I was reading Ego Is the Enemy over the weekend and this passage jumped out at me:
“Only you know the race you’re running. That is, unless your ego decides the only way you have value is if you’re better than, have more than, everyone everywhere. More urgently, each one of us has a unique potential and purpose; that means that we’re the only ones who can evaluate and set the terms of our lives. Far too often, we look at other people to make their approval the standard we feel compelled to meet, and as a result, squander our very potential and purpose.
According to Seneca, the Greek word euthymia is one we should think of often: it is the sense of our own path and how to stay on it without getting distracted by all the others that intersect it. In other words, it’s not about beating the other guy. It’s not about having more than others. It’s about being who you are, and being as good as possible at it, without succumbing to all the things that draw you away from it. It’s about where you set out to go.”
Many books have been filled with counsel on finding your path; far fewer have shed much light on the difficulty of staying on your path. That’s odd, for staying on your path can often be harder than finding it.
- We have a tendency to make up for “lost” time when we weren’t on the path, and the easiest way to make up for that lost time is to appropriate the given markers of success in our culture. We might be comfortable marching to the beat of our own drum in our daily lives, but the announcement of a reunion is all it takes to threaten our comfort with our uniqueness. Better to be rich, hot, and successful than off the beaten path doing you. The problem is that it’s easy for the pursuit and maintenance of those external markers to become our chief focus; keeping up with, nay, beating the Joneses is a full-time endeavor. (Note: who’s to say that “lost” time wasn’t just time leading you where you needed to be?)

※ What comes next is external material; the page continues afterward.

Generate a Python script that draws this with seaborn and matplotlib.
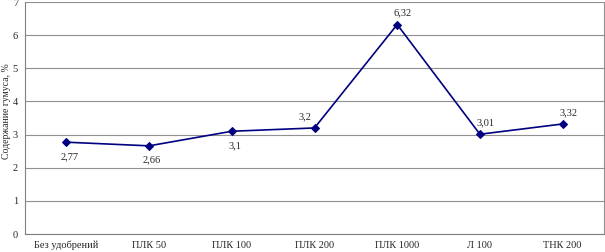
import matplotlib
matplotlib.use("Agg")
import matplotlib.pyplot as plt
import seaborn as sns
import pandas as pd
import numpy as np

categories = ["Без удобрений", "ПЛК 50", "ПЛК 100", "ПЛК 200", "ПЛК 1000", "Л 100", "ТНК 200"]
values = [2.77, 2.66, 3.1, 3.2, 6.32, 3.01, 3.32]
labels = ["2,77", "2,66", "3,1", "3,2", "6,32", "3,01", "3,32"]
label_pos = ["below", "below", "below", "above", "above", "above", "above"]
yticks = [0, 1, 2, 3, 4, 5, 6, 7]

sns.set_style("white")
plt.rcParams['font.family'] = ['Liberation Serif', 'DejaVu Serif']

df = pd.DataFrame({"cat": categories, "val": values, "x": np.arange(len(categories))})

fig = plt.figure(figsize=(6.05, 2.52), dpi=100)
ax = fig.add_axes([25/605, 18/252, 579/605, 232/252])

sns.lineplot(data=df, x="x", y="val", ax=ax, color="#000080", marker="D",
             markersize=4, markeredgecolor="#000080", linewidth=1.2)

for xi, v, t, p in zip(df["x"], values, labels, label_pos):
    if p == "below":
        ax.annotate(t, (xi, v), xytext=(2, -7), textcoords="offset points",
                    ha="center", va="top", fontsize=7.5)
    else:
        dx = -7 if t == "3,2" else 4
        ax.annotate(t, (xi, v), xytext=(dx, 5), textcoords="offset points",
                    ha="center", va="bottom", fontsize=7.5)

ax.set_xlim(-0.5, len(categories) - 0.5)
ax.set_ylim(0, 7)
ax.set_yticks(yticks)
ax.set_yticklabels([str(t) for t in yticks], fontsize=7.5)
ax.set_xticks(df["x"])
ax.set_xticklabels(categories, fontsize=7.5)
ax.set_xticks(np.arange(-0.5, len(categories) + 0.5, 1), minor=True)
ax.tick_params(axis="x", which="major", length=0, pad=5)
ax.tick_params(axis="x", which="minor", length=3, width=0.8, color="#808080", direction="out")
ax.tick_params(axis="y", length=3, width=0.8, color="#808080", direction="out", pad=2)
ax.grid(axis="y", color="#909090", linewidth=0.8)
ax.set_axisbelow(True)
ax.spines["top"].set_visible(False)
ax.spines["right"].set_color("#909090")
ax.spines["left"].set_color("#808080")
ax.spines["bottom"].set_color("#808080")
ax.set_xlabel("")
ax.set_ylabel("Содержание гумуса, %", fontsize=7)
ax.yaxis.set_label_coords(-0.025, 0.53)

fig.savefig("out.png", dpi=100)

- We are continually creating our path, and the further we walk down the unique path we’re creating, the harder it can be for us to understand, let alone explain to others. In moments of fear, insecurity, and bewilderment, we want to reach for something familiar. That which is familiar to us is probably not the greatest possibility we can create and, quite likely, isn’t our path.
- Success often comes as a byproduct of walking our path, at the same time that there are plenty of unhelpful starving-artist / unsung-hero / obscure-genius stories that trigger the “sell out” warning. So we push away the things that may best help us happily stay on the path, or we think that the path we’re on (that’s legitimately the right one) is wrong because of stories that tell us that good people can’t win.
In an ideal world, there’d be an easy, 7-step formula to find and stay on your path. Alas, we don’t live in that world, and our history is replete with stories of people who found their path but veered from it to their own suffering or ruin.
All we can do is continually assess which of the forks in the road best lead us the way we want to go, using our potential, priorities, and purpose as the compass rather than the easier-to-understand destinations that are laid out in front of us. We may never know if the paths we choose are the right ones, but we can at least know that they were our choices.